When trying to consider where, logically, Price would accept to go to, you have to take two things into considerations. He will likely move for one of two reasons:
- To win a Stanley Cup, and/or;
- To get closer to family.
Being the competitor that he is, one would think that winning a Cup is his goal. But I can see him preferring a mix of both above-mentioned reasons. Price originates from Anahim Lake, BC, a northwestern town in British Columbia. He and his wife Angela reside in Kelowna, in the BC interior, during the off-season, along with good friends Josh Gorges and Shea Weber. Angela’s family is in the Seattle region, in the Pacific Northwest.
For teams aspiring to the Stanley Cup, I can see two teams being ahead in the runnings.
The Oilers are stacked on offense and while they carry a reputation of not having a good defensive core, that has been fixed since. Right now, they’re suffering through injuries on defense as they are without Darnell Nurse, Duncan Keith and Oscar Klefbom. Veteran goaltender Mike Smith has been sidelined since October 18th and while Mikko Koskinen has performed relatively well, he is terribly inconsistent. That’s the position of weakness for the Oilers, in net. Yet, they are in a battle with the Calgary Flames for top spot in the Pacific Division and many observers feel like with better goaltending, they could win the Stanley Cup.
Potential Target: Evan Bouchard (RD)
The Avalanche are in a dog fight to make the playoffs. Only two points separate St. Louis, Nashville, Colorado, Dallas and Winnipeg in the Central Division, with Minnesota holding top spot with a seven points lead. So far in December, they have allowed 15 goals in three games, which includes a 4-1 win over the Montreal Canadiens. They surrendered eight goals to the Leafs and six to the Senators, both on home ice! Darcy Kuemper is their best goalie with a 2.84 GAA and a .903 Sv% this season. Potent offense, depth and quality on defense, goaltending is their Achilles.
Potential Target: Justin Barron (RD)
Price was made available for the expansion draft and Ron Francis thought long and hard about claiming him. Ultimately, he backed out, preferring to save some cap space for his team but he wanted the Canadiens’ goaltender. Carey might lift his clause to be close to Angela’s family, and closer to his own family as well. If you’ve ever been to Seattle, you will know that it’s a beautiful place to be.
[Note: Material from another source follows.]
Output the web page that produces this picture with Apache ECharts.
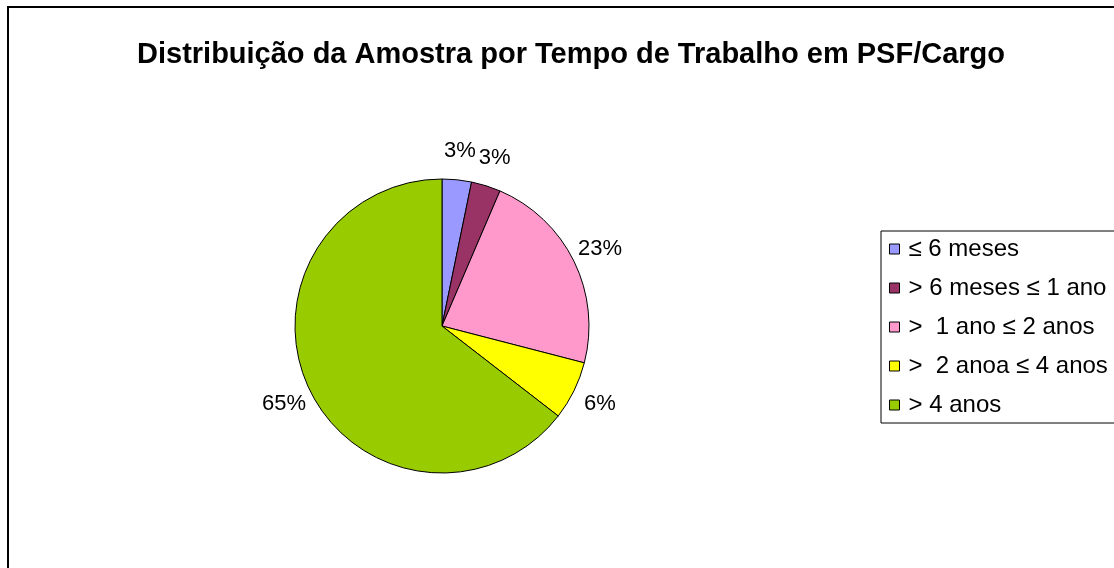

That’s the obvious option, isn’t it? Vancouver is a short flight away from Kelowna and Williams Lake (near Anahim Lake), Carey’s home province. But they already have Thatcher Demko, a 25 year-old promising goaltender, signed until 2025-26 with a $5 million cap hit. Ironically, guess who is the backup in Vancouver this season? None other than… Jaroslav Halak!
So there you have it folks. Jeff Gorton told Renaud Lavoie of TVA Sports that he spoke to Price and they will talk more. In fact, Gorton wants to talk to all his veteran players to find out what they want to do if the Canadiens chose to rebuild (or reset again). His decisions will then be based on the answers provided by those players and his own evaluation. But first, let’s look for a General Manager, shall we?